ミステリー小説「海は燃える」が最終回
小川知子さんは私の中学時代の担任(国語)だった。習字の時間には「自分の名前ぐらい練習して丁寧に書きなさい」と叱責された。国語の時間には「作文は上手ね」と褒めてくださった。
私が30歳のとき腎臓結核で長期入院となった。全集などばくぜんと読んでいるだけでは、日々が面白くなくなった。何かできることがないかな。そう考えたとき、中学生時代には作文を褒められた、という記憶がよみがえってきた。

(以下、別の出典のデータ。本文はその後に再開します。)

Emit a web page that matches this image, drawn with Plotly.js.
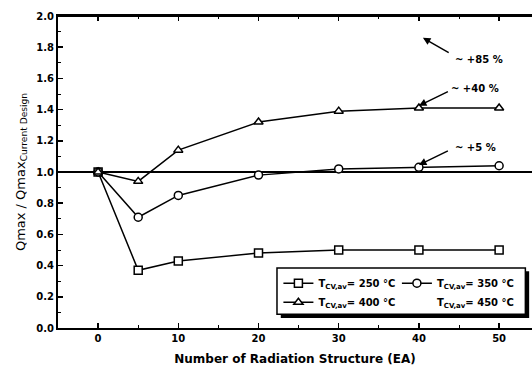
<!DOCTYPE html>
<html>
<head>
<meta charset="utf-8">
<script src="https://cdn.plot.ly/plotly-3.0.1.min.js"></script>
<style>html,body{margin:0;padding:0;background:#fff;}#chart{width:532px;height:375px;}</style>
</head>
<body>
<div id="chart"></div>
<script>
const xValues = [0, 5, 10, 20, 30, 40, 50];
const q250 = [1.0, 0.37, 0.43, 0.48, 0.50, 0.50, 0.50];
const q350 = [1.0, 0.71, 0.85, 0.98, 1.02, 1.03, 1.04];
const q400 = [1.0, 0.94, 1.14, 1.32, 1.39, 1.41, 1.41];
const q450 = [null];
const seriesNames = ['T<sub>CV,av</sub>= 250 °C', 'T<sub>CV,av</sub>= 350 °C', 'T<sub>CV,av</sub>= 400 °C', 'T<sub>CV,av</sub>= 450 °C'];
const xTickVals = [0, 10, 20, 30, 40, 50];
const yTickVals = [0, 0.2, 0.4, 0.6, 0.8, 1.0, 1.2, 1.4, 1.6, 1.8, 2.0];
const yTickText = ['0.0', '0.2', '0.4', '0.6', '0.8', '1.0', '1.2', '1.4', '1.6', '1.8', '2.0'];

const FONT = 'DejaVu Sans, Verdana, sans-serif';
function mk(sym, y, name, leg, xa) {
  return {
    x: xValues, y: y, name: name, type: 'scatter', mode: 'lines+markers', legend: leg, xaxis: xa,
    line: {color: '#000', width: 1.5},
    marker: {symbol: sym, size: 8, color: '#fff', line: {color: '#000', width: 1.5}},
    cliponaxis: false
  };
}
const traces = [
  mk('square', q250, seriesNames[0], 'legend', 'x'),
  mk('circle', q350, seriesNames[1], 'legend2', 'x'),
  mk('triangle-up', q400, seriesNames[2], 'legend', 'x2'),
  {x: xValues.slice(0, 1), y: q450, name: seriesNames[3], type: 'scatter', mode: 'lines', legend: 'legend2',
   line: {color: 'rgba(0,0,0,0)', width: 1}}
];

const legFont = {family: FONT, size: 10, weight: 'bold'};
const xRange = [-5, 54.1];
const layout = {
  width: 532, height: 375,
  margin: {l: 58, r: 0, t: 16, b: 47},
  paper_bgcolor: '#fff', plot_bgcolor: '#fff',
  font: {family: FONT, color: '#000', size: 10, weight: 'bold'},
  showlegend: true,
  xaxis: {
    range: xRange, tickvals: xTickVals, ticks: 'inside', ticklen: 5, tickwidth: 1.5, tickcolor: '#000',
    minor: {dtick: 5, ticks: 'inside', ticklen: 3, tickwidth: 1, tickcolor: '#000'},
    showline: true, linecolor: '#000', linewidth: 2,
    showgrid: false, zeroline: false,
    tickfont: {family: FONT, size: 10, weight: 'bold'},
    title: {text: 'Number of Radiation Structure (EA)', font: {family: FONT, size: 12, weight: 'bold'}, standoff: 12}
  },
  xaxis2: {
    overlaying: 'x', side: 'top', anchor: 'y', range: xRange, tickvals: xTickVals, ticks: 'inside', ticklen: 5, tickwidth: 1.5, tickcolor: '#000',
    minor: {dtick: 5, ticks: 'inside', ticklen: 3, tickwidth: 1, tickcolor: '#000'},
    showline: true, linecolor: '#000', linewidth: 2, showticklabels: false,
    showgrid: false, zeroline: false
  },
  yaxis: {
    range: [0, 2], tickvals: yTickVals, ticktext: yTickText, ticks: 'inside', ticklen: 5, tickwidth: 1.5, tickcolor: '#000',
    minor: {dtick: 0.1, ticks: 'inside', ticklen: 3, tickwidth: 1, tickcolor: '#000'},
    showline: true, linecolor: '#000', linewidth: 2,
    showgrid: false, zeroline: false,
    tickfont: {family: FONT, size: 10, weight: 'bold'},
    title: {text: 'Qmax / Qmax<sub>Current Design</sub>', font: {family: FONT, size: 13, weight: 'normal'}, standoff: 8}
  },
  legend: {
    orientation: 'v', x: 0.465, xanchor: 'left', y: 0.19, yanchor: 'top',
    bgcolor: 'rgba(0,0,0,0)', borderwidth: 0, tracegroupgap: 0, itemwidth: 30,
    font: legFont
  },
  legend2: {
    orientation: 'v', x: 0.715, xanchor: 'left', y: 0.19, yanchor: 'top',
    bgcolor: 'rgba(0,0,0,0)', borderwidth: 0, tracegroupgap: 0, itemwidth: 30,
    font: legFont
  },
  shapes: [
    {type: 'line', xref: 'paper', yref: 'y', x0: 0, x1: 1, y0: 1, y1: 1, line: {color: '#000', width: 2}, layer: 'below'},
    {type: 'line', xref: 'paper', yref: 'paper', x0: 0, x1: 1, y0: 1, y1: 1, line: {color: '#000', width: 2}, layer: 'above'},
    {type: 'rect', xref: 'paper', yref: 'paper', x0: 0.470, x1: 0.994, y0: 0.032, y1: 0.182, fillcolor: '#000', line: {width: 0}, layer: 'above'},
    {type: 'rect', xref: 'paper', yref: 'paper', x0: 0.462, x1: 0.986, y0: 0.044, y1: 0.192, fillcolor: '#fff', line: {color: '#000', width: 1.5}, layer: 'above'}
  ],
  annotations: [
    {x: 40.5, y: 1.86, ax: 43.9, ay: 1.76, xref: 'x', yref: 'y', axref: 'x', ayref: 'y', text: '', showarrow: true, arrowhead: 2, arrowsize: 1, arrowwidth: 1.5, arrowcolor: '#000'},
    {x: 44.2, y: 1.72, xref: 'x', yref: 'y', text: '~ +85 %', showarrow: false, xanchor: 'left', font: {family: FONT, size: 10, weight: 'bold'}},
    {x: 40, y: 1.425, ax: 43.8, ay: 1.52, xref: 'x', yref: 'y', axref: 'x', ayref: 'y', text: '', showarrow: true, arrowhead: 2, arrowsize: 1, arrowwidth: 1.5, arrowcolor: '#000'},
    {x: 43.8, y: 1.535, xref: 'x', yref: 'y', text: '~ +40 %', showarrow: false, xanchor: 'left', font: {family: FONT, size: 10, weight: 'bold'}},
    {x: 40, y: 1.045, ax: 43.8, ay: 1.14, xref: 'x', yref: 'y', axref: 'x', ayref: 'y', text: '', showarrow: true, arrowhead: 2, arrowsize: 1, arrowwidth: 1.5, arrowcolor: '#000'},
    {x: 44.2, y: 1.155, xref: 'x', yref: 'y', text: '~ +5 %', showarrow: false, xanchor: 'left', font: {family: FONT, size: 10, weight: 'bold'}}
  ]
};
Plotly.newPlot('chart', traces, layout, {displayModeBar: false, staticPlot: true});
</script>
</body>
</html>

「小説でも書いてみようかな。身体を動かさなくても、寝たまま頭を使えばいいんだから」
そんな動機から始まり、こんにちの作家稼業へと結びついた。
ミステリー小説『海は燃える』の最終回・「17夜祭」が、隔月誌「島へ。」68号(10/1発売)に掲載された。同誌53号(10年5月1日発売)から16回にわたって連載してきた推理小説である。
美大生の誘拐事件からスタートし、中盤ではいじめ事件を絡ませ、終盤では真犯人と対峙する殺人事件へと運んで行った。
推理小説はこれが書下ろしならば、伏線とか、証拠品とか、犯人の遺留品とか、最初からもう一度書き直せる。しかし、連載となると、すでに本は発行されているから、さかのぼって書き直しができない。それが厳しい。
犯人に結び付くだろう、証拠品、発言、目撃者をあらかじめ配置しておくのだが、当初の「作者の想いや考え」とは違い、登場人物が勝手に動きだす。
最初の「あらすじ」など、途中で吹っ飛んでしまうから、なおさら厄介だった。